Another challenge arises when a complete profile is not made available to the entire patient care team. For example, if a patient is sent by a primary care physician to a larger hospital for an exam, and the hospital sends the patient to an outside specialist – that specialist will likely not get the patient’s full medical history, and will certainly not receive that information prior to the patient’s arrival. Children’s emergency physician, Dr. Melissa Peters explains, “Having the reading that’s associated with the transferred images is something that’s very helpful to us. When we have a child that’s transferred, our pediatric radiologists interpret the films, and they need the reading from the other facility in order to create a comprehensive report.”

The absence of readily available images and reports creates silos of patient information within healthcare leading to costly delays and repeat testing and, limiting the quality and efficiency of care provided by teams.

The cloud is greater than the sum of its parts

The most important benefit of the cloud is sharing images and reports – together – in real time across care settings as easily as LinkedIn users share information with their contacts. Physicians depend on medical images, and the diagnostic report associated with the images, to assess a patient’s needs and support decision-making. However, this process becomes complicated when exchanging information between different EHRs and systems, referring providers, clinics and other facilities.

The cloud is easy. As consumers we rely on information hitting the cloud and we expect these services to make life easy as we move at lightning speed through our days. This is now making its way into healthcare. Cloud-based services for imaging and reporting that easily integrate into the EHR create a secure, central location for the entire care team to access patient information, helping them seamlessly communicate across care settings and regardless of the EHR in place. This allows physicians to view patient records including X-rays, CT-scans and other images along with reports where and when they need them, helping to quickly evaluate a patient’s condition and determine next steps prior to the patient’s arrival. Additionally, cloud-based imaging exchange virtually eliminates the costly and insecure process of managing CDs, allowing clinicians to spend more time focusing on the patient, and improving workflow and care delivery.

Going mobile

The widespread adoption of the cloud is spurring the demand and acceptance of mobile physicians. In fact, the previously cited HIMSS survey reported 70 percent of clinicians use mobile devices to view patient information.

The advent of smart devices has made access to information as easy as a tap of the finger. The healthcare industry has optimized this technology to give clinicians secure access to patient information using mobile devices, which fits their workflow perfectly as they move between care areas and consult on patient cases off hours.

Arnold Palmer pediatric surgeon Dr. Donald Plumley describes how he relies on this technology, “Radiologists send me a text message saying ‘Johnny Jones just had his X-ray done and here’s a link to the report and images,’ and I’m able to pull up his images and his report in real-time while I’m dictating the chart.”

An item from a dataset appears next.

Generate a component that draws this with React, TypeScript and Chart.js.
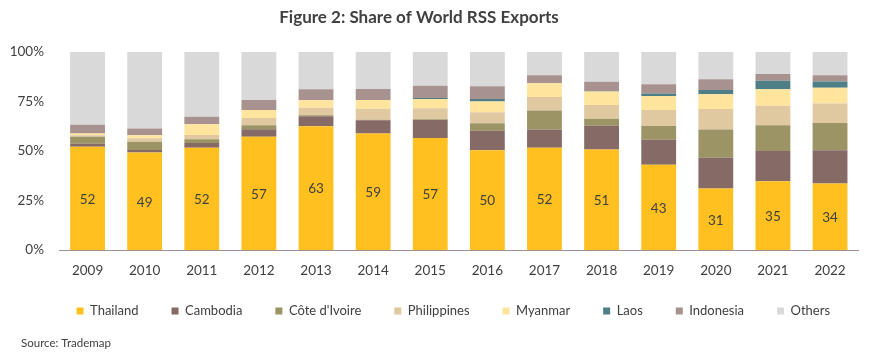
import React, { useEffect, useRef } from "react";
import { Chart, registerables } from "chart.js";

Chart.register(...registerables);

const years = ["2009", "2010", "2011", "2012", "2013", "2014", "2015", "2016", "2017", "2018", "2019", "2020", "2021", "2022"];
const thailand = [52.2, 49.3, 51.7, 57.2, 62.5, 58.9, 56.6, 50.4, 51.7, 50.8, 43.1, 31.0, 34.7, 33.6];
const cambodia = [1.5, 1.2, 2.3, 3.8, 5.0, 6.6, 9.1, 9.8, 9.1, 12.0, 12.6, 15.6, 15.3, 16.8];
const coteDIvoire = [3.5, 4.2, 1.9, 2.0, 0.5, 0.3, 0.3, 3.8, 9.6, 3.5, 6.9, 14.2, 13.0, 13.8];
const philippines = [0.8, 1.7, 2.2, 3.7, 3.9, 5.6, 5.6, 5.6, 6.9, 6.9, 8.1, 10.4, 9.9, 9.8];
const myanmar = [0.8, 1.5, 5.4, 4.0, 3.7, 4.4, 4.7, 5.4, 6.9, 6.8, 7.1, 7.4, 8.3, 7.9];
const laos = [0, 0, 0, 0, 0, 0, 0.5, 1.3, 0, 0.3, 1.3, 2.2, 4.3, 3.2];
const indonesia = [4.4, 3.5, 3.8, 5.1, 5.6, 5.5, 6.2, 6.4, 4.0, 4.7, 4.6, 5.4, 3.4, 3.2];
const others = [36.8, 38.6, 32.7, 24.2, 18.8, 18.7, 17.0, 17.3, 11.8, 15.0, 16.3, 13.8, 11.1, 11.7];
const yTicks = [0, 25, 50, 75, 100];

const FONT = "Lato, 'Open Sans', sans-serif";
const TEXT = "#404040";

const seriesList = [
  { label: "Thailand", data: thailand, color: "#FFC020" },
  { label: "Cambodia", data: cambodia, color: "#866A66" },
  { label: "Côte d'Ivoire", data: coteDIvoire, color: "#9D9465" },
  { label: "Philippines", data: philippines, color: "#E0C8A0" },
  { label: "Myanmar", data: myanmar, color: "#FFE49E" },
  { label: "Laos", data: laos, color: "#4F7F86" },
  { label: "Indonesia", data: indonesia, color: "#A8928F" },
  { label: "Others", data: others, color: "#D9D9D9" },
];

const extrasPlugin = {
  id: "extras",
  afterLayout(chart: any) {
    const lg = chart.legend;
    if (lg) {
      lg.left += 24;
      lg.right += 24;
      lg.top -= 8.5;
      lg.bottom -= 8.5;
    }
  },
  afterDatasetsDraw(chart: any) {
    const ctx = chart.ctx;
    ctx.save();
    const meta = chart.getDatasetMeta(0);
    ctx.font = `13.5px ${FONT}`;
    ctx.fillStyle = TEXT;
    ctx.textAlign = "center";
    ctx.textBaseline = "middle";
    meta.data.forEach((bar: any, i: number) => {
      const v = thailand[i];
      ctx.fillText(String(Math.round(v)), bar.x, (bar.y + bar.base) / 2 + 1);
    });
    ctx.font = `bold 17px ${FONT}`;
    ctx.fillText("Figure 2: Share of World RSS Exports", 419, 18);
    ctx.font = `11.5px ${FONT}`;
    ctx.textAlign = "left";
    ctx.fillText("Source: Trademap", 21, 343);
    ctx.restore();
  },
};

export default function App() {
  const ref = useRef<HTMLCanvasElement | null>(null);
  useEffect(() => {
    document.body.style.margin = "0";
    if (!ref.current) return;
    const chart = new Chart(ref.current, {
      type: "bar",
      data: {
        labels: years,
        datasets: seriesList.map((s) => ({
          label: s.label,
          data: s.data,
          backgroundColor: s.color,
          borderWidth: 0,
          barPercentage: 0.61,
          categoryPercentage: 1,
        })),
      },
      options: {
        animation: false,
        responsive: false,
        maintainAspectRatio: false,
        layout: { padding: { top: 52, left: 0, right: 11.4, bottom: 23 } },
        plugins: {
          title: { display: false },
          tooltip: { enabled: false },
          legend: {
            position: "bottom",
            labels: {
              boxWidth: 7,
              boxHeight: 7,
              padding: 33,
              color: TEXT,
              font: { family: FONT, size: 13 },
            },
          },
        },
        scales: {
          x: {
            stacked: true,
            grid: { display: false, drawTicks: false },
            border: { display: true, color: "#A08F8D", width: 1 },
            ticks: { color: TEXT, font: { family: FONT, size: 13.5 }, padding: 13, maxRotation: 0 },
            afterFit: (s: any) => {
              s.height = 30;
            },
          },
          y: {
            stacked: true,
            min: 0,
            max: 100,
            afterBuildTicks: (s: any) => {
              s.ticks = yTicks.map((v) => ({ value: v }));
            },
            grid: { display: false, drawTicks: false },
            border: { display: false },
            ticks: {
              color: TEXT,
              font: { family: FONT, size: 13.5 },
              padding: 15,
              callback: (v: any) => `${v}%`,
            },
            afterFit: (s: any) => {
              s.width = 59;
            },
          },
        },
      },
      plugins: [extrasPlugin],
    });
    return () => chart.destroy();
  }, []);
  return (
    <div style={{ width: 870, height: 359 }}>
      <canvas ref={ref} width={870} height={359} style={{ display: "block", width: 870, height: 359 }} />
    </div>
  );
}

As Megan McLendon, manager of business development and innovation at Orlando Health says, “The ability to get results on mobile devices and tie it back to a patient’s medical records is a total game changer.”

The future of healthcare

The healthcare industry is one of the best suited to benefit from cloud services. A recent report estimates that the use of cloud computing by healthcare providers will increase by 20 percent each year, and these organizations will spend $5.4 billion for cloud services by 2017. Cloud-based medical imaging exchanges will certainly comprise a large portion of cloud investments and utility.

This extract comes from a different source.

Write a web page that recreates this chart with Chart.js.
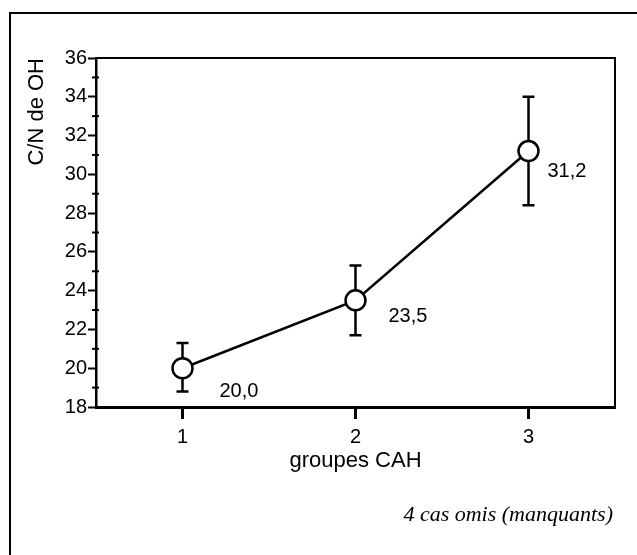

While the healthcare industry continues to shift away from on-premise systems, I predict the quality of patient care will improve as mobile and cloud technologies make care faster and more cost efficient to provide. Improving communication across silos of care not only creates better relationships between hospitals and referring providers, but also reassures the patient that they are receiving the best possible care – a goal of all members of the healthcare ecosystem.